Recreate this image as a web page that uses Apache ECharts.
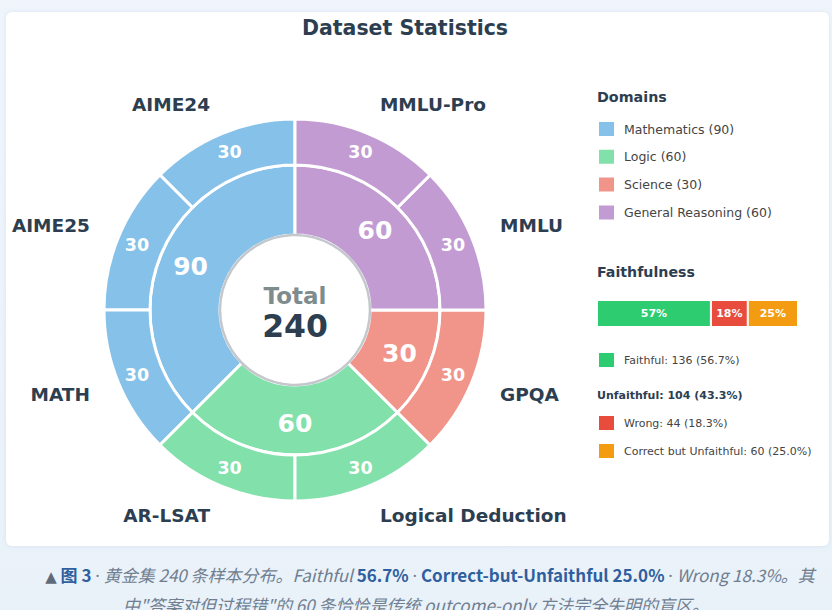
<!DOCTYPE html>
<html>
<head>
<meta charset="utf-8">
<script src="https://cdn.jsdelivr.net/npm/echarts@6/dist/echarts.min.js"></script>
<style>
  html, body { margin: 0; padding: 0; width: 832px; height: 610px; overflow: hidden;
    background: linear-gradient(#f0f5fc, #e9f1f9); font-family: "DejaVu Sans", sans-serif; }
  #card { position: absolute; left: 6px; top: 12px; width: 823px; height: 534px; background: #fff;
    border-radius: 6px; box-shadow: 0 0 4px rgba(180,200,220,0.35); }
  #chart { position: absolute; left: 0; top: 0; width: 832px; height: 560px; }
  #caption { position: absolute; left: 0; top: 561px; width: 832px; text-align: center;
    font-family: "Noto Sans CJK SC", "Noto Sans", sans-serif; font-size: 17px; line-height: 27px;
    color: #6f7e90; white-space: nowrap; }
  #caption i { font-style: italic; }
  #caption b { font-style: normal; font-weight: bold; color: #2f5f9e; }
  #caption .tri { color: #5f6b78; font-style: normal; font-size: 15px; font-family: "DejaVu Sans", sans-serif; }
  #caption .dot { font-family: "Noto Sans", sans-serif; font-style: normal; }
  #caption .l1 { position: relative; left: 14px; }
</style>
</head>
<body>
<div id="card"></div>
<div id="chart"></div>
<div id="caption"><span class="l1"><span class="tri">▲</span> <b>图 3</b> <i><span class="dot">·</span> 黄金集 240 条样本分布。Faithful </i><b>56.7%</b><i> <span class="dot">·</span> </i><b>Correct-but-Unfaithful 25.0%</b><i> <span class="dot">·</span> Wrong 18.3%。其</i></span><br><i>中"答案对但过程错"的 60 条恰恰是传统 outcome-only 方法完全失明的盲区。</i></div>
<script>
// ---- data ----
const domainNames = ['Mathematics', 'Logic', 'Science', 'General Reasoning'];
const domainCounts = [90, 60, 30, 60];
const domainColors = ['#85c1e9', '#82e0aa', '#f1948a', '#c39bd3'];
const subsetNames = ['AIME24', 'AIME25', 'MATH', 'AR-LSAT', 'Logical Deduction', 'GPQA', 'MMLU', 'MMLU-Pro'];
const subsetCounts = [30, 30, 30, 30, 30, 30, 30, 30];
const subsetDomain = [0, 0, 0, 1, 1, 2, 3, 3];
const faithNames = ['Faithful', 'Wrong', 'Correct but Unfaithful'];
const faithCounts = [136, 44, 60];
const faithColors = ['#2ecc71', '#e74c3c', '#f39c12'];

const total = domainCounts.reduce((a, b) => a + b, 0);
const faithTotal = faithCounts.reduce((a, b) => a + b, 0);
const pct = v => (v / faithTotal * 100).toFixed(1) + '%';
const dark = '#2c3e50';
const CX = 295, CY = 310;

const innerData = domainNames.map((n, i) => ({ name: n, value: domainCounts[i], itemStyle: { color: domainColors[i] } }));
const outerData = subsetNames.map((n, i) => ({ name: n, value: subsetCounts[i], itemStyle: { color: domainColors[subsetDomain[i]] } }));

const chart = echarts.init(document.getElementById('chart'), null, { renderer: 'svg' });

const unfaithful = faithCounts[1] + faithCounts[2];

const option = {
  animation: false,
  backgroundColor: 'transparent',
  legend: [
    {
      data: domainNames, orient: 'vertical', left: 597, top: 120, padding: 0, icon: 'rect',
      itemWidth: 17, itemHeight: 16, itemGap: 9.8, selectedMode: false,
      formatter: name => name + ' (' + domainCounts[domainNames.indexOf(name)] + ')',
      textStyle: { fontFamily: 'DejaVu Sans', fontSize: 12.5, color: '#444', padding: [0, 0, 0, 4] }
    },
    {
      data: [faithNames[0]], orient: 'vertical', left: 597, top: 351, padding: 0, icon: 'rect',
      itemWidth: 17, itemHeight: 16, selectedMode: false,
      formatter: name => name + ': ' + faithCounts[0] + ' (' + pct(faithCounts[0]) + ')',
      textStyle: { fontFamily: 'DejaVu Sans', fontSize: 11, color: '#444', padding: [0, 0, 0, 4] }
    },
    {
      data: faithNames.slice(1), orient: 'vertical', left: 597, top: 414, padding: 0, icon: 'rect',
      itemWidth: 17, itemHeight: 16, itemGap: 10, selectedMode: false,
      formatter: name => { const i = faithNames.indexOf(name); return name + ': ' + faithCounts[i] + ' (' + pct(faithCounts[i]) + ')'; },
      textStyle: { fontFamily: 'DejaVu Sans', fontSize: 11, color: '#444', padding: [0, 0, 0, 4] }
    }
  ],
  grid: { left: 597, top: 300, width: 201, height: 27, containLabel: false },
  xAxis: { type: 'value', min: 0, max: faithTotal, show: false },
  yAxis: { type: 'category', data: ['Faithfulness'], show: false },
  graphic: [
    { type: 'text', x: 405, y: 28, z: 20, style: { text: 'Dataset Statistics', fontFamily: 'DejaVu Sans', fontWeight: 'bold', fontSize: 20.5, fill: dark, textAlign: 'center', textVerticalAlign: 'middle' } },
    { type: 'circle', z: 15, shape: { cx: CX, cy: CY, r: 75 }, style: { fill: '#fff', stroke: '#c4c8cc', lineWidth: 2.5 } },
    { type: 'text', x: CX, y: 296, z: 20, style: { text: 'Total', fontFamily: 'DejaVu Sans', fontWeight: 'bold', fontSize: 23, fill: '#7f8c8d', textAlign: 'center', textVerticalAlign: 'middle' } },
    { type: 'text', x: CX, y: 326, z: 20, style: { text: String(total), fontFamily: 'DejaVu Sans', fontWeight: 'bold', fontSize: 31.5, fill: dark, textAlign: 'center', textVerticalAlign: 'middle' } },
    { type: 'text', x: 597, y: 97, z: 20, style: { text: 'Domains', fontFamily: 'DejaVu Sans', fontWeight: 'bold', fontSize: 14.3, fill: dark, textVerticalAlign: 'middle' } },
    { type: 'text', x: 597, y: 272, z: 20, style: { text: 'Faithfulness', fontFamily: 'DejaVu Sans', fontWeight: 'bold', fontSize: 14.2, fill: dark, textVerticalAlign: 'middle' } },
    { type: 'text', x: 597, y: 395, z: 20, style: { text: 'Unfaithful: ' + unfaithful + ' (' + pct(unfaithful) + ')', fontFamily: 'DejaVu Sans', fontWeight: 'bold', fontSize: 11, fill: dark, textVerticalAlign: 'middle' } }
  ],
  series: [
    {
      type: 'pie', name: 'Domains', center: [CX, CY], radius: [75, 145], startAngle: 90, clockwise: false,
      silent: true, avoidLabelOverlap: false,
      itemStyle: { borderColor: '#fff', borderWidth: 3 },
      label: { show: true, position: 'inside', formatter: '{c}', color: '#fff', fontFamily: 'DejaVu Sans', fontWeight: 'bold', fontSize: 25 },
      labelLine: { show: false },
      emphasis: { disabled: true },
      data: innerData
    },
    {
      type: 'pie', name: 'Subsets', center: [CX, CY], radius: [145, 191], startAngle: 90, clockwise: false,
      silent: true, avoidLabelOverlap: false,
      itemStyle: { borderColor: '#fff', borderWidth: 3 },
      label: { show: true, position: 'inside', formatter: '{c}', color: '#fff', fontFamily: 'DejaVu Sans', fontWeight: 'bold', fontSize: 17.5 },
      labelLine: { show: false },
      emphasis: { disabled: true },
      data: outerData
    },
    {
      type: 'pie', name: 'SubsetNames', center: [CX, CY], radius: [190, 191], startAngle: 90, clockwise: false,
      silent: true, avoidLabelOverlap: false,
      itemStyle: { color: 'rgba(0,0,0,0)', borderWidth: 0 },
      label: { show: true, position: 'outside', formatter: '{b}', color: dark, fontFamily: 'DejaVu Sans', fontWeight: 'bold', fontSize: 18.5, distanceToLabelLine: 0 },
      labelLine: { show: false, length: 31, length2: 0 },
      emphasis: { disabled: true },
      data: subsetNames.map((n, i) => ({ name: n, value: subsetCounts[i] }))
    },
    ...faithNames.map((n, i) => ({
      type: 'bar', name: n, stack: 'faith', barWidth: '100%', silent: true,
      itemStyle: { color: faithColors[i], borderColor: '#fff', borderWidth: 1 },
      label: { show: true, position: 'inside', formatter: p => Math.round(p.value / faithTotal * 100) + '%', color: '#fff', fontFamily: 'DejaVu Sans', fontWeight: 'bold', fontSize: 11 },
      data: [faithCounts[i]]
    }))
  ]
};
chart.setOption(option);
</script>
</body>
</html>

------------------------------------------------------------------------

Begin at the top of the material above and output each line exactly, stopping after the line that holds "const faithColors = ['#2ecc71', '#e74c3c', '#f39c12'];". Leave out pictures.

• [Task result]
Recreate this image as a web page that uses Apache ECharts.
<!DOCTYPE html>
<html>
<head>
<meta charset="utf-8">
<script src="https://cdn.jsdelivr.net/npm/echarts@6/dist/echarts.min.js"></script>
<style>
  html, body { margin: 0; padding: 0; width: 832px; height: 610px; overflow: hidden;
    background: linear-gradient(#f0f5fc, #e9f1f9); font-family: "DejaVu Sans", sans-serif; }
  #card { position: absolute; left: 6px; top: 12px; width: 823px; height: 534px; background: #fff;
    border-radius: 6px; box-shadow: 0 0 4px rgba(180,200,220,0.35); }
  #chart { position: absolute; left: 0; top: 0; width: 832px; height: 560px; }
  #caption { position: absolute; left: 0; top: 561px; width: 832px; text-align: center;
    font-family: "Noto Sans CJK SC", "Noto Sans", sans-serif; font-size: 17px; line-height: 27px;
    color: #6f7e90; white-space: nowrap; }
  #caption i { font-style: italic; }
  #caption b { font-style: normal; font-weight: bold; color: #2f5f9e; }
  #caption .tri { color: #5f6b78; font-style: normal; font-size: 15px; font-family: "DejaVu Sans", sans-serif; }
  #caption .dot { font-family: "Noto Sans", sans-serif; font-style: normal; }
  #caption .l1 { position: relative; left: 14px; }
</style>
</head>
<body>
<div id="card"></div>
<div id="chart"></div>
<div id="caption"><span class="l1"><span class="tri">▲</span> <b>图 3</b> <i><span class="dot">·</span> 黄金集 240 条样本分布。Faithful </i><b>56.7%</b><i> <span class="dot">·</span> </i><b>Correct-but-Unfaithful 25.0%</b><i> <span class="dot">·</span> Wrong 18.3%。其</i></span><br><i>中"答案对但过程错"的 60 条恰恰是传统 outcome-only 方法完全失明的盲区。</i></div>
<script>
// ---- data ----
const domainNames = ['Mathematics', 'Logic', 'Science', 'General Reasoning'];
const domainCounts = [90, 60, 30, 60];
const domainColors = ['#85c1e9', '#82e0aa', '#f1948a', '#c39bd3'];
const subsetNames = ['AIME24', 'AIME25', 'MATH', 'AR-LSAT', 'Logical Deduction', 'GPQA', 'MMLU', 'MMLU-Pro'];
const subsetCounts = [30, 30, 30, 30, 30, 30, 30, 30];
const subsetDomain = [0, 0, 0, 1, 1, 2, 3, 3];
const faithNames = ['Faithful', 'Wrong', 'Correct but Unfaithful'];
const faithCounts = [136, 44, 60];
const faithColors = ['#2ecc71', '#e74c3c', '#f39c12'];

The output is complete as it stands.